How inflation and taxes affect your result
Simple interest tells you the nominal amount of money earned or owed, but it does not automatically account for taxes, inflation, or fees. If your savings earns 5% simple interest, but inflation is 3%, your real gain in purchasing power may be closer to 2% before tax. If your investment earnings are taxable, the after-tax result could be lower still. This is why savvy financial analysis never stops at the formula alone.
For borrowers, the nominal interest calculation also may not tell the whole story. Loan origination fees, late fees, prepayment penalties, and insurance costs can change the real cost of borrowing. Always read the full agreement, especially for installment debt.
Simple interest examples for everyday use
Here are a few realistic scenarios:
- Savings example: You deposit $3,000 at 4% simple interest for 2 years. Interest = $240. Total = $3,240.
- Borrowing example: You borrow $8,500 at 9% simple interest for 18 months. Time = 1.5 years. Interest = $1,147.50. Total = $9,647.50.
- Invoice example: A business extends $12,000 in trade credit at 6% annual simple interest for 90 days. Time = 90/365. Interest is about $177.53.
How to rearrange the formula
The beauty of the simple interest equation is that it can be rearranged to solve for missing values. If you know the interest, principal, and time, you can find the rate:
R = I ÷ (P × T)
If you know the interest, rate, and time, you can solve for principal:
P = I ÷ (R × T)
If you know the interest, principal, and rate, you can solve for time:
T = I ÷ (P × R)
This flexibility makes simple interest useful in classrooms, accounting exercises, budgeting, and quick decision-making.

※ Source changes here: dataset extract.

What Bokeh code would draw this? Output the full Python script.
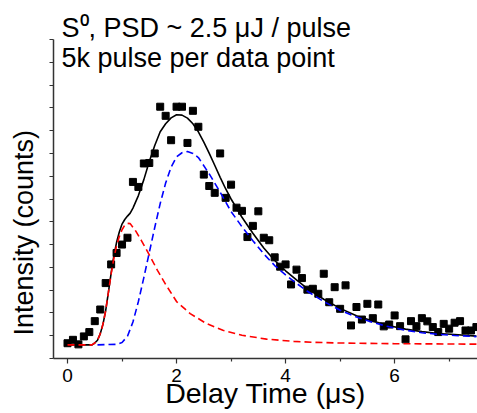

Comparison table: how rate and time change simple interest
| Principal | Annual Rate | Time | Simple Interest | Total Amount |
|---|---|---|---|---|
| $10,000 | 3% | 1 year | $300 | $10,300 |
| $10,000 | 5% | 3 years | $1,500 | $11,500 |
| $10,000 | 7% | 5 years | $3,500 | $13,500 |
| $25,000 | 6% | 2 years | $3,000 | $28,000 |
Best practices when using a simple interest calculator
- Confirm whether the quoted rate is annual.
- Match the time unit correctly to years, months, or days.

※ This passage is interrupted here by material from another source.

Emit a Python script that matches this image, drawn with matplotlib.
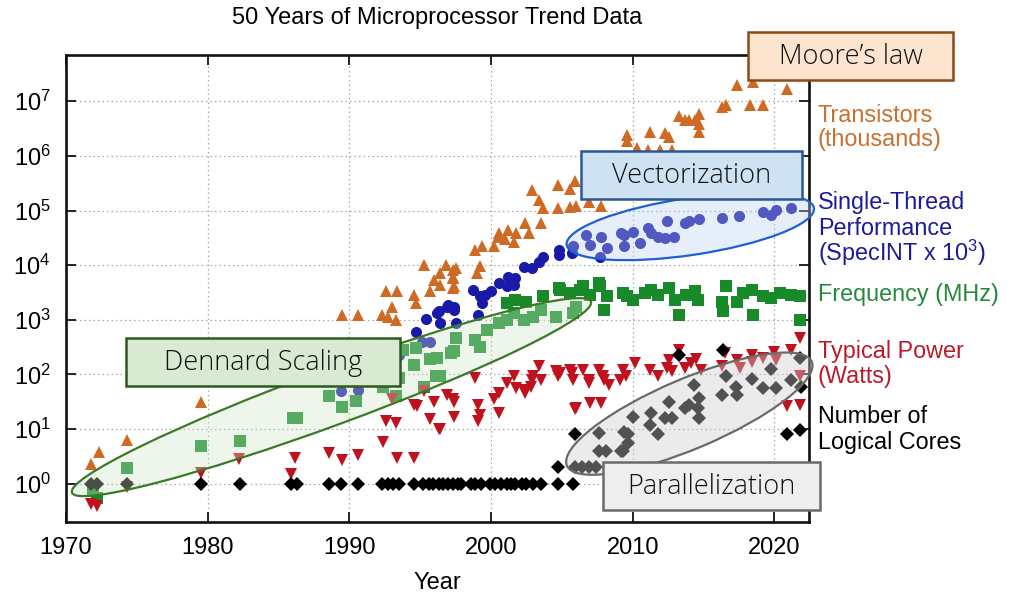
import matplotlib
matplotlib.use('Agg')
import matplotlib.pyplot as plt
from matplotlib.patches import Ellipse, Rectangle
from matplotlib.transforms import IdentityTransform

plt.rcParams['font.family'] = ['Liberation Sans', 'DejaVu Sans']
plt.rcParams['mathtext.fontset'] = 'custom'
plt.rcParams['mathtext.rm'] = 'Liberation Sans'
plt.rcParams['mathtext.it'] = 'Liberation Sans:italic'
plt.rcParams['mathtext.bf'] = 'Liberation Sans:bold'

# ---------------- data ----------------
trans_year = [1971.8, 1972.3, 1974.3, 1979.5, 1989.5, 1990.6, 1992.3, 1992.6, 1992.7, 1993.0,
              1993.3, 1993.4, 1994.6, 1994.7, 1995.3, 1995.7, 1996.0, 1996.4, 1996.4, 1996.8,
              1997.3, 1997.3, 1997.3, 1997.5, 1997.3, 1997.4, 1998.9, 1999.0, 1999.2, 1999.4,
              2000.2, 2000.5, 2000.6, 2001.0, 2001.2, 2001.6, 2001.8, 2002.4, 2002.7, 2003.5,
              2002.9, 2003.4, 2003.7, 2004.7, 2004.7, 2005.6, 2005.9, 2005.6, 2006.0, 2006.9,
              2007.8, 2009.6, 2009.6, 2010.3, 2011.2, 2011.1, 2011.9, 2012.3, 2012.6, 2012.8,
              2013.3, 2013.7, 2014.0, 2014.4, 2014.7, 2014.7, 2014.7, 2016.3, 2016.6, 2017.4,
              2018.5, 2018.3, 2019.2, 2020.9]
trans_val = [2.3, 3.8, 6.4, 31, 1230, 1230, 1230, 3400, 1150, 1700,
             1000, 3400, 2900, 2000, 10000, 3400, 5400, 7100, 4400, 10000,
             8200, 5800, 3800, 8800, 6200, 4100, 19000, 7300, 9700, 22000,
             22000, 33000, 39000, 30000, 44000, 27000, 39000, 59000, 39000, 59000,
             235000, 155000, 110000, 295000, 110000, 245000, 340000, 117000, 120000, 145000,
             120000, 2.4e6, 1.9e6, 1.4e6, 2.7e6, 1.26e6, 1.26e6, 2.6e6, 2.2e6, 1.3e6,
             5.4e6, 4.5e6, 4.5e6, 4.5e6, 5.9e6, 3.9e6, 2.7e6, 7.7e6, 8.5e6, 2.0e7,
             2.2e7, 8.5e6, 8.5e6, 1.7e7]

perf_year = [1989.4, 1990.6, 1993.5, 1994.7, 1995.1, 1995.7, 1995.4, 1996.2, 1996.3, 1996.4,
             1996.9, 1997.0, 1997.4, 1997.4, 1997.5, 1998.7, 1999.2, 1999.4, 1999.1, 1999.6,
             2000.0, 2000.6, 2001.1, 2001.2, 2001.6, 2001.7, 2002.3, 2002.9, 2003.4, 2003.7,
             2004.8, 2004.8, 2005.7, 2005.8, 2006.7, 2007.0, 2007.7, 2007.8, 2008.2, 2009.2,
             2009.4, 2009.4, 2010.0, 2010.5, 2011.1, 2011.3, 2011.8, 2012.3, 2012.4, 2012.9,
             2013.7, 2014.0, 2014.7, 2016.3, 2017.5, 2019.2, 2019.8, 2020.1, 2021.2]
perf_val = [49, 53, 230, 600, 400, 400, 1030, 1320, 1420, 870,
            1750, 1900, 1750, 1520, 870, 3500, 2700, 2000, 1230, 2900,
            3300, 4700, 4100, 6200, 4400, 5800, 9400, 8800, 11600, 14400,
            19000, 15500, 16600, 22000, 35600, 23500, 14400, 33000, 20400, 38000,
            22000, 35600, 41000, 25000, 47000, 38000, 33000, 32000, 63000, 33000,
            59000, 63000, 69000, 74000, 79000, 95000, 83000, 102000, 110000]

freq_year = [1971.9, 1972.2, 1974.3, 1979.5, 1982.3, 1986.0, 1986.3, 1988.6, 1989.5, 1990.5,
             1992.4, 1993.3, 1993.5, 1993.8, 1994.6, 1994.7, 1995.3, 1995.7, 1996.1, 1996.4,
             1996.2, 1997.2, 1997.4, 1997.5, 1998.9, 1999.2, 1999.7, 2000.6, 2001.1, 2001.6,
             2002.3, 2003.0, 2003.5, 2004.6, 2005.8, 2006.0, 2001.1, 2001.7, 2002.5, 2003.7,
             2004.8, 2004.9, 2005.6, 2006.3, 2006.5, 2007.0, 2007.6, 2007.7, 2008.0, 2008.2,
             2009.3, 2009.6, 2010.0, 2010.9, 2011.3, 2011.8, 2012.6, 2013.0, 2013.3, 2013.8,
             2014.4, 2014.6, 2016.3, 2016.4, 2016.6, 2017.4, 2017.8, 2018.4, 2018.5, 2019.2,
             2019.8, 2020.4, 2021.2, 2021.8, 2021.8]
freq_val = [0.73, 0.55, 1.96, 5, 6, 16, 16, 40, 25, 33,
            60, 40, 87, 280, 150, 300, 60, 190, 92, 92,
            200, 250, 265, 460, 435, 325, 660, 870, 1000, 1320,
            1000, 1150, 1520, 1150, 1320, 1750, 2000, 2300, 2150, 2700,
            3800, 3500, 3100, 3500, 4100, 2900, 4700, 4100, 1520, 2700,
            3100, 2700, 2300, 3100, 3500, 2900, 3800, 2300, 1230, 2900,
            3300, 2300, 2150, 1420, 4100, 2150, 3100, 3500, 1230, 2700,
            2500, 3100, 2900, 2700, 1000]

power_year = [1971.8, 1972.2, 1974.3, 1979.5, 1982.2, 1985.9, 1986.2, 1988.6, 1989.5, 1990.6,
              1992.4, 1992.6, 1993.0, 1993.3, 1993.4, 1994.6, 1994.6, 1994.8, 1995.3, 1995.7,
              1996.0, 1996.3, 1996.4, 1996.9, 1997.3, 1997.4, 1997.4, 1998.9, 1999.1, 1999.1,
              1999.2, 2000.2, 2000.6, 2000.6, 2001.1, 2001.6, 2001.8, 2002.3, 2002.4, 2002.8,
              2002.9, 2003.0, 2003.4, 2003.5, 2004.6, 2004.7, 2004.9, 2005.6, 2005.7, 2005.8,
              2005.9, 2006.0, 2006.5, 2006.9, 2006.9, 2007.0, 2007.6, 2007.8, 2007.9, 2008.0,
              2008.3, 2009.1, 2009.3, 2009.5, 2010.2, 2011.2, 2011.8, 2012.4, 2012.6, 2012.8,
              2013.3, 2013.7, 2014.1, 2014.5, 2014.8, 2016.3, 2016.5, 2017.4, 2017.6, 2018.4,
              2018.4, 2019.2, 2020.0, 2020.1, 2021.2, 2021.8, 2021.8, 2020.9, 2021.8]
power_val = [0.42, 0.39, 0.88, 1.6, 2.9, 1.5, 3.0, 3.7, 2.7, 3.3,
             5.7, 14, 35, 13, 3.0, 3.0, 28, 26, 49, 15.5,
             32, 10, 10, 43, 35, 17, 32, 87, 28, 14,
             18.5, 35, 46, 20, 70, 92, 56, 53, 46, 60,
             80, 92, 145, 80, 115, 92, 107, 123, 107, 80,
             23, 24, 123, 70, 80, 30, 123, 30, 92, 80,
             65, 80, 123, 92, 162, 123, 92, 132, 186, 115,
             283, 132, 162, 195, 123, 140, 245, 186, 132, 230,
             170, 200, 263, 186, 283, 465, 92, 26, 28]

cores_year = [1971.8, 1972.2, 1974.3, 1979.5, 1982.3, 1985.9, 1986.3, 1988.6, 1989.4, 1990.6,
              1992.3, 1992.7, 1993.1, 1993.5, 1994.6, 1995.2, 1995.6, 1995.9, 1996.3, 1996.6,
              1997.0, 1997.3, 1997.7, 1997.9, 1998.6, 1998.9, 1999.3, 1999.9, 2000.3, 2000.7,
              2001.1, 2001.4, 2001.7, 2002.2, 2002.5, 2003.0, 2003.5, 2004.7, 2005.8,
              2004.7, 2005.9, 2005.9, 2006.4, 2006.9, 2007.4, 2007.6, 2007.6, 2008.1, 2009.2,
              2009.3, 2009.4, 2009.7, 2009.7, 2010.0, 2011.2, 2011.3, 2011.8, 2012.3, 2012.8,
              2012.6, 2013.3, 2013.7, 2014.0, 2014.7, 2014.6, 2014.7, 2014.3, 2016.3, 2016.4,
              2016.6, 2017.3, 2017.4, 2018.4, 2019.2, 2019.8, 2020.1, 2021.2, 2021.8, 2021.9,
              2020.9, 2021.8]
cores_val = [1, 1, 1, 1, 1, 1, 1, 1, 1, 1,
             1, 1, 1, 1, 1, 1, 1, 1, 1, 1,
             1, 1, 1, 1, 1, 1, 1, 1, 1, 1,
             1, 1, 1, 1, 1, 1, 1, 1, 1,
             2, 8.2, 2, 2, 2, 2, 4, 8.5, 4, 4,
             4, 9, 8, 5.6, 17, 12, 20, 8, 16, 16,
             32, 230, 24.5, 28, 37, 24, 16, 65, 43, 283,
             92, 60, 43, 83, 56, 126, 56, 80, 200, 60,
             8, 9.8]

series_labels = [["Transistors", "(thousands)"],
                 ["Single-Thread", "Performance", "(SpecINT x 10$^3$)"],
                 ["Frequency (MHz)"],
                 ["Typical Power", "(Watts)"],
                 ["Number of", "Logical Cores"]]
year_ticks = [1970, 1980, 1990, 2000, 2010, 2020]
decade_ticks = [1, 10, 100, 1e3, 1e4, 1e5, 1e6, 1e7]

# ---------------- style ----------------
ORANGE = '#cf6a24'
BLUE = '#1a1aa8'
GREEN = '#188a2a'
RED = '#c0111e'
BLACK = '#000000'
label_colors = ['#c8702e', '#1c1c98', '#24893a', '#bb1a2a', '#000000']

W, H = 1012, 597
fig = plt.figure(figsize=(W / 100, H / 100), dpi=100)
ax = fig.add_axes([66 / W, 1 - 522 / H, (809 - 66) / W, (522 - 55) / H])
ax.set_yscale('log')
ax.set_xlim(1970, 2022.45)
ax.set_ylim(0.2, 7e7)

ax.plot(trans_year, trans_val, ls='none', marker='^', ms=8, mew=0, color=ORANGE, zorder=3)
ax.plot(perf_year, perf_val, ls='none', marker='o', ms=8, mew=0, color=BLUE, zorder=3)
ax.plot(freq_year, freq_val, ls='none', marker='s', ms=8, mew=0, color=GREEN, zorder=3)
ax.plot(power_year, power_val, ls='none', marker='v', ms=8, mew=0, color=RED, zorder=3)
ax.plot(cores_year, cores_val, ls='none', marker='D', ms=6.8, mew=0, color=BLACK, zorder=3)

ax.set_xticks(year_ticks)
ax.set_xticklabels([str(y) for y in year_ticks])
ax.set_yticks(decade_ticks)
ax.set_yticklabels([r'$\mathregular{10^{%d}}$' % i for i in range(len(decade_ticks))])
ax.minorticks_off()
ax.tick_params(which='major', direction='in', length=7, width=1.4, labelsize=17,
               top=True, right=True, color='#222222')
ax.tick_params(axis='x', pad=11)
ax.tick_params(axis='y', pad=11)
for s in ax.spines.values():
    s.set_linewidth(1.9)
    s.set_color('#111111')
ax.grid(True, which='major', color='#a8a8a8', lw=0.9, ls=(0, (1.2, 2.4)))
ax.set_axisbelow(True)

fig.text(437 / W, 1 - 18 / H, '50 Years of Microprocessor Trend Data', ha='center', va='center',
         fontsize=17)
fig.text(437 / W, 1 - 583 / H, 'Year', ha='center', va='center', fontsize=17)

# ellipses (anchored on data coordinates, sized in pixels)
ellipses = [
    (1988.74, 38.5, 553, 56, 20.2, (0.81, 0.90, 0.79, 0.35), '#3a7a26'),
    (2014.07, 51000, 250, 57, 8.5, (0.72, 0.81, 0.95, 0.35), '#1f5fd4'),
    (2014.0, 19.2, 266, 70, 23.0, (0.81, 0.81, 0.81, 0.40), '#6a6a6a'),
]
for cx, cy, w, h, ang, fc, ec in ellipses:
    px, py = ax.transData.transform((cx, cy))
    e = Ellipse((px, py), w, h, angle=ang, transform=IdentityTransform(),
                facecolor=fc, edgecolor=ec, lw=1.6, zorder=4, clip_on=False)
    ax.add_artist(e)

# annotation boxes (image pixel coords)
boxes = [
    (748, 32, 953, 80, '#fde4cf', '#8a4b14', "Moore\u2019s law"),
    (581, 151, 802, 199, '#cfe2f3', '#2b5797', 'Vectorization'),
    (126, 338, 400, 386, '#d9ead3', '#2d5a1e', 'Dennard Scaling'),
    (603, 462, 820, 510, '#eeeeee', '#6a6a6a', 'Parallelization'),
]
for x0, y0, x1, y1, fc, ec, txt in boxes:
    r = Rectangle((x0, H - y1), x1 - x0, y1 - y0, transform=IdentityTransform(),
                  facecolor=fc, edgecolor=ec, lw=1.8, zorder=6)
    fig.add_artist(r)
    fig.text((x0 + x1) / 2, H - (y0 + y1) / 2 - 1, txt, transform=IdentityTransform(),
             ha='center', va='center', fontsize=19.5, family=['Open Sans', 'DejaVu Sans'],
             weight='light', color='#111111', zorder=7)

# right-hand labels
baselines = [[121.7, 146.5], [209, 235, 261], [300.7], [358, 383.5], [423, 448.5]]
for lines, bls, col in zip(series_labels, baselines, label_colors):
    for t, b in zip(lines, bls):
        fig.text(818 / W, 1 - b / H, t, ha='left', va='baseline', fontsize=16.8, color=col)

fig.savefig('out.png', dpi=100)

- Check whether the lender uses a 365-day or 360-day convention.
- Separate interest from fees so you can compare offers fairly.
- Use the total repayment amount, not just the monthly payment, when evaluating debt.
Final takeaway
The calculation for simple interest is direct, elegant, and highly useful: multiply the principal by the annual rate and by the time in years. That gives you the interest amount. Add it back to the principal if you need the total future value. Once you understand this relationship, you can quickly analyze many financial situations with confidence.
If you are comparing a loan, estimating a return, or helping a student learn the basics of finance, simple interest is often the best place to start. Use the calculator above to test different principal amounts, rates, and time periods, and you will immediately see how each variable changes the final result.